Andrew Constance's long experience in politics includes 17 years as NSW Member for Bega.

Five years ago, more than 1000 people took refuge on the beach at Malua Bay, where they stayed for 24 hours, coated in ash and breathing in smoke, while they watched their community burn, literally, around them.

Andrew Constance said then he worried he would die defending his home that day. Traumatised by his experience and that of his neighbours and rural firefighters, he became outspoken about climate change causing bushfires and about policy proving ineffectual in responding to science and rebuilding communities.

"I’m going to dedicate the rest of my life to making sure this doesn’t happen again," Constance declared in 2020.

Indeed, that Black Summer epiphany led him, NSW Minister for Transport at the time, to declare that he would quit cabinet, saying it was “time to stop falling into the old trap of politics and take serious action to mitigate climate risks”

"Cobargo happened and it just really dawned on me that the profession itself in terms of politics is so wrong in this country.
“I don't want to be like that any more.”

Constance did quit - state politics, at least - in 2021, announcing he would enter the Federal sphere instead. 

Andrew Constance was previously NSW Minster for Transport. After the Black Summer Bushfires, he said he wanted out of politics because of inaction on climate change.

But after losing by just 373 votes to Labor's Fiona Phillips in the 2022 election, Constance was again openly frustrated, saying the Liberal Party had “lost its way”.

"Politics has got to change in Australia. That's why you're seeing the election of teal independents,"  he said.

But this week in Malua Bay, Constance looked confident in campaign mode.

"In terms of our international obligations, they're one thing - but don't sell us out as you do it. 2035 Paris Agreement target - off the table by the Liberal Party!”

But the next day, Opposition climate change and energy spokesman Ted O'Brien back-pedalled for Constance, confirming the Coalition was committed to complying with the Paris Agreement's interim targets requirement and reaching net zero by 2050.

"We will be required to do so in government," O'Brien said

Climate 200 strategists shifted into overdrive appealing to 40,000 incensed supporters with the plea, “Will you chip in and help us defuse Dutton’s carbon bomb?”

ABC Illawarra broadcast on Wednesday a long interview with Kate Dezarnaulds about the debate, and The Sydney Morning Herald/ Melbourne Age reported on Friday that Climate 200 had almost quadrupled the $269,000 that convenor Simon Holmes a Court had aimed to raise - in just three days.

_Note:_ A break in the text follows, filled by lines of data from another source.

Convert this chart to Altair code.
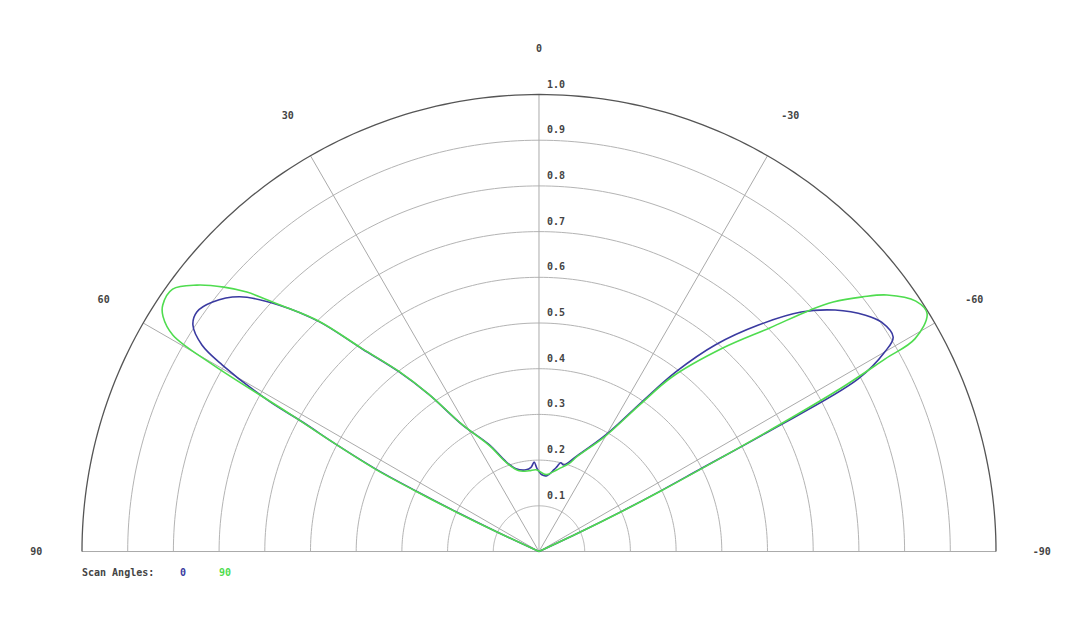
import altair as alt
import pandas as pd
import numpy as np

# ---------------- data ----------------
# angle in degrees (positive = left of the 0 spoke), normalized magnitude
ANG_0 = [65.5, 65.0, 64.4, 63.8, 63.2, 62.2, 61.3, 60.9, 59.5, 58.5, 56.8, 55.0,
         52.6, 49.6, 46.5, 43.7, 41.1, 37.9, 35.0, 31.2, 25.0, 20.1, 15.5, 9.0, 5.4,
         3.1, 1.4, -2.2, -6.0, -10.4, -12.0, -13.7, -16.0, -21.3, -29.8, -34.5, -37.3,
         -40.5, -44.1, -47.6, -50.8, -54.1, -56.2, -58.8, -60.0, -61.6, -62.4, -62.9,
         -63.5, -64.1, -64.7, -65.2]
R_0 = [0.0, 0.10, 0.20, 0.30, 0.40, 0.50, 0.59, 0.674, 0.804, 0.865, 0.905, 0.914,
       0.899, 0.86, 0.783, 0.695, 0.588, 0.498, 0.419, 0.324, 0.258, 0.209, 0.188, 0.181, 0.185,
       0.196, 0.182, 0.168, 0.167, 0.182, 0.19, 0.200, 0.197, 0.223, 0.294, 0.397, 0.494,
       0.595, 0.69, 0.777, 0.836, 0.882, 0.902, 0.906, 0.874, 0.794, 0.566, 0.40,
       0.30, 0.20, 0.10, 0.0]

ANG_90 = [65.7, 65.1, 64.5, 63.9, 63.3, 62.0, 61.1, 60.2, 59.4, 58.0, 56.8, 54.4, 52.1,
          50.0, 48.4, 46.5, 43.7, 41.1, 37.9, 35.0, 31.2, 25.0, 20.1, 13.9, 7.0, 2.0, -5.2,
          -10.0, -13.5, -18.8, -22.0, -29.8, -34.5, -37.3, -42.1, -45.9, -48.3, -49.7,
          -51.8, -53.6, -56.4, -58.5, -60.5, -60.9, -61.6, -62.3, -62.9, -63.6, -64.2,
          -64.8, -65.3]
R_90 = [0.0, 0.10, 0.20, 0.30, 0.40, 0.52, 0.62, 0.822, 0.931, 0.97, 0.984, 0.986, 0.949,
        0.90, 0.855, 0.785, 0.697, 0.59, 0.50, 0.42, 0.325, 0.255, 0.207, 0.182, 0.178, 0.179, 0.169,
        0.177, 0.186, 0.203, 0.225, 0.29, 0.39, 0.48, 0.600, 0.703, 0.794, 0.844,
        0.901, 0.946, 0.990, 0.996, 0.945, 0.867, 0.75, 0.57, 0.42, 0.30, 0.20,
        0.10, 0.0]

SCAN_NAMES = ["0", "90"]
SCAN_COLORS = ["#3a3aa0", "#4fdc4f"]

RINGS = [0.1, 0.2, 0.3, 0.4, 0.5, 0.6, 0.7, 0.8, 0.9, 1.0]
RING_LABELS = ["0.1", "0.2", "0.3", "0.4", "0.5", "0.6", "0.7", "0.8", "0.9", "1.0"]
SPOKES = [-60, -30, 0, 30, 60]
ANGLE_TICKS = [0, 30, 60, 90, -30, -60, -90]
ANGLE_TICK_LABELS = ["0", "30", "60", "90", "-30", "-60", "-90"]
LEGEND_TITLE = "Scan Angles:"

# ---------------- tables ----------------
series = pd.concat([
    pd.DataFrame({"angle": ANG_0, "r": R_0, "scan": SCAN_NAMES[0], "idx": range(len(ANG_0))}),
    pd.DataFrame({"angle": ANG_90, "r": R_90, "scan": SCAN_NAMES[1], "idx": range(len(ANG_90))}),
])

ring_angles = np.arange(-90, 91, 1)
rings = pd.DataFrame([{"ring": rv, "angle": a, "r": rv} for rv in RINGS for a in ring_angles])
spokes = pd.DataFrame({"angle": SPOKES, "r": 1.0})
ticks = pd.DataFrame({"angle": ANGLE_TICKS, "label": ANGLE_TICK_LABELS, "r": 1.1})
rlabels = pd.DataFrame({"angle": 0, "r": RINGS, "label": RING_LABELS})

XDOM = [-1.1619, 1.1663]
YDOM = [-0.1586, 1.1893]
xs = alt.Scale(domain=XDOM, nice=False, zero=False)
ys = alt.Scale(domain=YDOM, nice=False, zero=False)

PX = "-datum.r*sin(datum.angle*PI/180)"
PY = "datum.r*cos(datum.angle*PI/180)"
FONT = "DejaVu Sans Mono"


def polar(chart):
    return chart.transform_calculate(px=PX, py=PY)


X = alt.X("px:Q", scale=xs, axis=None)
Y = alt.Y("py:Q", scale=ys, axis=None)

inner_rings = polar(alt.Chart(rings).transform_filter("datum.ring < 1")).mark_line(
    color="#b4b4b4", strokeWidth=1
).encode(x=X, y=Y, detail="ring:N", order="angle:Q")

outer_ring = polar(alt.Chart(rings).transform_filter("datum.ring >= 1")).mark_line(
    color="#555555", strokeWidth=1.3
).encode(x=X, y=Y, order="angle:Q")

spoke_rules = polar(alt.Chart(spokes)).transform_calculate(zero="0").mark_rule(
    color="#aaaaaa", strokeWidth=1
).encode(x=X, y=Y, x2="zero:Q", y2="zero:Q")

base_df = pd.DataFrame({"angle": [90], "r": [1.0], "a2": [-90]})
baseline = polar(alt.Chart(base_df)).transform_calculate(
    px2="-datum.r*sin(datum.a2*PI/180)", py2="datum.r*cos(datum.a2*PI/180)"
).mark_rule(color="#aaaaaa", strokeWidth=1).encode(x=X, y=Y, x2="px2:Q", y2="py2:Q")

tick_text = polar(alt.Chart(ticks)).mark_text(
    font=FONT, fontSize=10, fontWeight="bold", color="#444444", align="center", baseline="middle"
).encode(x=X, y=Y, text="label:N")

rlabel_text = polar(alt.Chart(rlabels)).mark_text(
    font=FONT, fontSize=10, fontWeight="bold", color="#444444", align="left",
    baseline="middle", dx=8, dy=-10
).encode(x=X, y=Y, text="label:N")

lines = polar(alt.Chart(series)).mark_line(
    strokeWidth=1.6, interpolate="catmull-rom"
).encode(
    x=X, y=Y,
    color=alt.Color("scan:N", scale=alt.Scale(domain=SCAN_NAMES, range=SCAN_COLORS), legend=None),
    order="idx:Q",
    detail="scan:N",
)

leg_title = alt.Chart(pd.DataFrame({"t": [LEGEND_TITLE]})).mark_text(
    font=FONT, fontSize=10, fontWeight="bold", color="#444444", align="left", baseline="middle"
).encode(x=alt.value(74), y=alt.value(565), text="t:N")

leg_items = alt.Chart(pd.DataFrame({"scan": SCAN_NAMES, "pos": [175, 217]})).mark_text(
    font=FONT, fontSize=10, fontWeight="bold", align="center", baseline="middle"
).encode(
    x=alt.X("pos:Q", scale=alt.Scale(domain=[0, 1064], range=[0, 1064]), axis=None),
    y=alt.value(565),
    text="scan:N",
    color=alt.Color("scan:N", scale=alt.Scale(domain=SCAN_NAMES, range=SCAN_COLORS), legend=None),
)

chart = alt.layer(
    inner_rings, spoke_rules, baseline, outer_ring, lines, tick_text, rlabel_text, leg_title, leg_items
).resolve_scale(x="independent").properties(
    width=1064, height=616, padding=0, background="white"
).configure_view(strokeWidth=0)

chart.save("out.html", embed_options={"renderer": "svg", "actions": False})
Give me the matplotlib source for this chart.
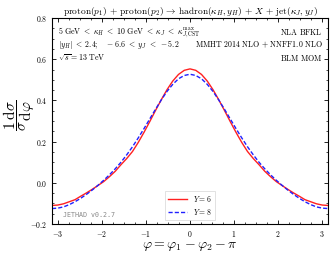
import numpy as np
import matplotlib
matplotlib.use("Agg")
import matplotlib.pyplot as plt
from matplotlib.ticker import MultipleLocator

plt.rcParams['mathtext.fontset'] = 'cm'
plt.rcParams['font.family'] = ['DejaVu Serif']

# phi = k*pi/24, k = -24..24 (values symmetric in phi)
phi = np.pi / 24 * np.arange(-24, 25)
half_y6 = [0.553, 0.546, 0.526, 0.494, 0.452, 0.403, 0.351, 0.297, 0.245, 0.196, 0.152, 0.118,
           0.088, 0.056, 0.030, 0.006, -0.013, -0.0315, -0.049, -0.065, -0.082, -0.092, -0.102, -0.108, -0.110]
half_y8 = [0.527, 0.521, 0.505, 0.478, 0.4435, 0.402, 0.357, 0.310, 0.263, 0.218, 0.175, 0.136,
           0.100, 0.068, 0.039, 0.0125, -0.012, -0.035, -0.056, -0.075, -0.092, -0.106, -0.117, -0.123, -0.125]
y6 = half_y6[::-1] + half_y6[1:]
y8 = half_y8[::-1] + half_y8[1:]

fig = plt.figure(figsize=(3.35, 2.56), dpi=100)
ax = fig.add_axes([52/335, 1 - 224/256, (328-52)/335, (224-18)/256])

ax.plot(phi, y6, color='#ff2020', lw=1.0, label=r'$Y = 6$')
ax.plot(phi, y8, color='#2020ff', lw=1.0, ls=(0, (3, 1.5)), label=r'$Y = 8$')

ax.set_xlim(-np.pi, np.pi)
ax.set_ylim(-0.2, 0.8)
ax.xaxis.set_major_locator(MultipleLocator(1))
ax.xaxis.set_minor_locator(MultipleLocator(0.25))
ax.yaxis.set_major_locator(MultipleLocator(0.2))
ax.yaxis.set_minor_locator(MultipleLocator(0.05))
ax.tick_params(which='both', direction='in', top=True, right=True, labelsize=5.5)
ax.tick_params(which='major', length=3, width=0.6)
ax.tick_params(which='minor', length=1.5, width=0.5)
for s in ax.spines.values():
    s.set_linewidth(0.8)
ax.set_xticks([-3, -2, -1, 0, 1, 2, 3])
ax.set_xticklabels([r'$-3$', r'$-2$', r'$-1$', r'$0$', r'$1$', r'$2$', r'$3$'])
ax.set_yticks([-0.2, 0.0, 0.2, 0.4, 0.6, 0.8])
ax.set_yticklabels([r'$-0.2$', r'$0.0$', r'$0.2$', r'$0.4$', r'$0.6$', r'$0.8$'])

ax.set_xlabel(r'$\varphi = \varphi_1 - \varphi_2 - \pi$', fontsize=10, labelpad=0)
fig.text(19/335, 1 - 115/256, r'$\dfrac{1}{\sigma}\dfrac{\mathrm{d}\sigma}{\mathrm{d}\varphi}$',
         fontsize=11, rotation=90, ha='center', va='center')
ax.set_title(r'$\mathrm{proton}(p_1)\, +\, \mathrm{proton}(p_2)\, \rightarrow\, \mathrm{hadron}(\kappa_H, y_H)\, +\, X\, +\, \mathrm{jet}(\kappa_J, y_J)$',
             fontsize=6.8, pad=3)

fs = 5.7
ax.text(0.02, 0.93, r'$5\ \mathrm{GeV}\ <\ \kappa_H\ <\ 10\ \mathrm{GeV}\ <\ \kappa_J\ <\ \kappa_{J,\mathrm{CST}}^{\mathrm{max}}$',
        transform=ax.transAxes, fontsize=fs, va='center', ha='left')
ax.text(0.02, 0.87, r'$|y_H|\ <\ 2.4;\ \ \ -6.6\ <\ y_J\ <\ -5.2$',
        transform=ax.transAxes, fontsize=fs, va='center', ha='left')
ax.text(0.02, 0.805, r'$\sqrt{s} = 13\ \mathrm{TeV}$',
        transform=ax.transAxes, fontsize=fs, va='center', ha='left')
ax.text(0.98, 0.93, r'$\mathrm{NLA\ BFKL}$', transform=ax.transAxes, fontsize=fs, va='center', ha='right')
ax.text(0.98, 0.87, r'$\mathrm{MMHT\ 2014\ NLO}\, +\, \mathrm{NNFF1.0\ NLO}$', transform=ax.transAxes, fontsize=fs, va='center', ha='right')
ax.text(0.98, 0.805, r'$\mathrm{BLM\ MOM}$', transform=ax.transAxes, fontsize=fs, va='center', ha='right')

ax.text(0.04, 0.03, 'JETHAD v0.2.7', transform=ax.transAxes, fontsize=4.8,
        family='DejaVu Sans Mono', color='#888888', va='bottom', ha='left')

leg = ax.legend(loc='lower center', fontsize=5.5, frameon=True, fancybox=False,
                handlelength=2.5, borderpad=0.4, labelspacing=0.4, bbox_to_anchor=(0.5, 0.0))
leg.get_frame().set_linewidth(0.5)
leg.get_frame().set_edgecolor('#cccccc')

fig.savefig('out.png', dpi=100)
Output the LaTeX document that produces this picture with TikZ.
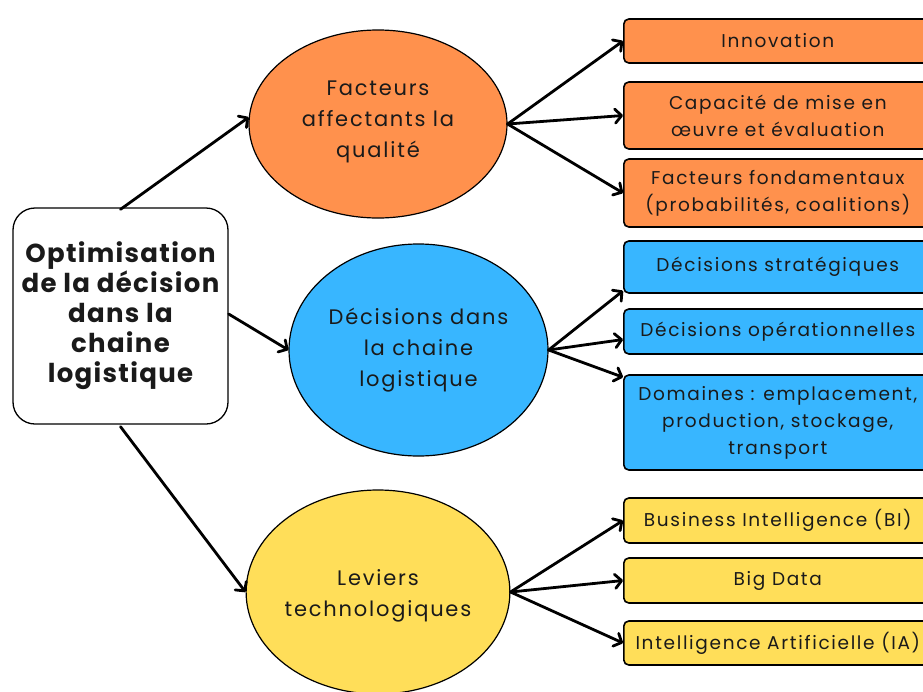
\documentclass[tikz,border=0pt]{standalone}
\usepackage{fontspec}
\setmainfont{Poppins}
\newfontfamily\themefont[LetterSpace=8.5]{Poppins}
\newfontfamily\itemfont[LetterSpace=9]{Poppins}
\newfontfamily\mainfont[LetterSpace=5]{Poppins}
\usetikzlibrary{arrows.meta,shapes.geometric}

\definecolor{qualorange}{HTML}{FF914D}
\definecolor{decblue}{HTML}{38B6FF}
\definecolor{levyellow}{HTML}{FFDE59}
\definecolor{ink}{HTML}{1A1A1A}

\begin{document}
\begin{tikzpicture}[x=1pt,y=-1pt,
    theme/.style={ellipse, draw, line width=1.2pt, inner sep=0pt, align=center, text=ink,
        minimum width=258pt, font=\themefont\fontsize{21}{31}\selectfont},
    item/.style={draw, line width=1.6pt, rounded corners=5pt, anchor=west, align=center,
        text=ink, minimum width=308pt, inner sep=0pt, font=\itemfont\fontsize{18.5}{27}\selectfont},
    link/.style={line width=2.8pt, line cap=round,
        -{Straight Barb[length=6.5pt,width=14pt,line cap=round,line join=round]}}]
    \clip (0,0) rectangle (923,691);

    \node[draw, line width=1.3pt, rounded corners=22pt, minimum width=215pt, minimum height=216pt,
        align=center, text=ink, font=\mainfont\bfseries\fontsize{26}{30}\selectfont] (main) at (120.5,316)
        {Optimisation\\de la décision\\dans la\\chaine\\logistique};

    \node[theme, fill=qualorange, minimum height=188pt] (fac) at (378,124)
        {Facteurs\\affectants la\\qualité\\[-22pt]};
    \node[theme, fill=decblue, minimum width=259pt, minimum height=212pt] (dec) at (418.5,350)
        {Décisions dans\\la chaine\\logistique};
    \node[theme, fill=levyellow, minimum height=204pt] (lev) at (378,592)
        {\\[-8pt]Leviers\\technologiques};

    \node[item, fill=qualorange, minimum height=44pt] (inno) at (623,41) {Innovation};
    \node[item, fill=qualorange, minimum height=67pt] (capa) at (623,115.5)
        {Capacité de mise en\\œuvre et évaluation};
    \node[item, fill=qualorange, minimum height=68pt] (fond) at (623,193)
        {Facteurs fondamentaux\\(probabilités, coalitions)};

    \node[item, fill=decblue, minimum height=52pt] (strat) at (623,267) {Décisions stratégiques};
    \node[item, fill=decblue, minimum height=45pt] (oper) at (623,331.5) {Décisions opérationnelles};
    \node[item, fill=decblue, minimum height=95pt] (dom) at (623,422.5)
        {Domaines : emplacement,\\production, stockage,\\transport};

    \node[item, fill=levyellow, minimum height=45pt] (bi) at (623,520.5) {Business Intelligence (BI)};
    \node[item, fill=levyellow, minimum height=45pt] (big) at (623,580.5) {Big Data};
    \node[item, fill=levyellow, minimum height=44pt] (ia) at (623,643) {Intelligence Artificielle (IA)};

    \draw[link] ([yshift=-2pt]main.north) -- (fac.177);
    \draw[link] ([yshift=2pt]main.east) -- (dec.west);
    \draw[link] ([yshift=-2pt]main.south) -- (lev.west);

    \draw[link] (fac.east) -- (inno.west);
    \draw[link] (fac.east) -- (capa.west);
    \draw[link] (fac.east) -- (fond.west);

    \draw[link] (dec.east) -- ([yshift=3pt]strat.south west);
    \draw[link] (dec.east) -- ([yshift=-8pt]oper.west);
    \draw[link] (dec.east) -- ([yshift=-3pt]dom.north west);

    \draw[link] (lev.east) -- (bi.west);
    \draw[link] (lev.east) -- (big.west);
    \draw[link] (lev.east) -- (ia.west);
\end{tikzpicture}
\end{document}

Meanwhile, Kate Dezarnaulds came out swinging on socials, where her following as a first-year community independent is building momentum.

“Actually, Andrew (Constance), we can’t afford not to act on climate change,” Dezarnaulds said.
“One minute he’s crying with the victims of bushfires and the next he is dropping climate targets.
“That is not leadership. That is political obedience.”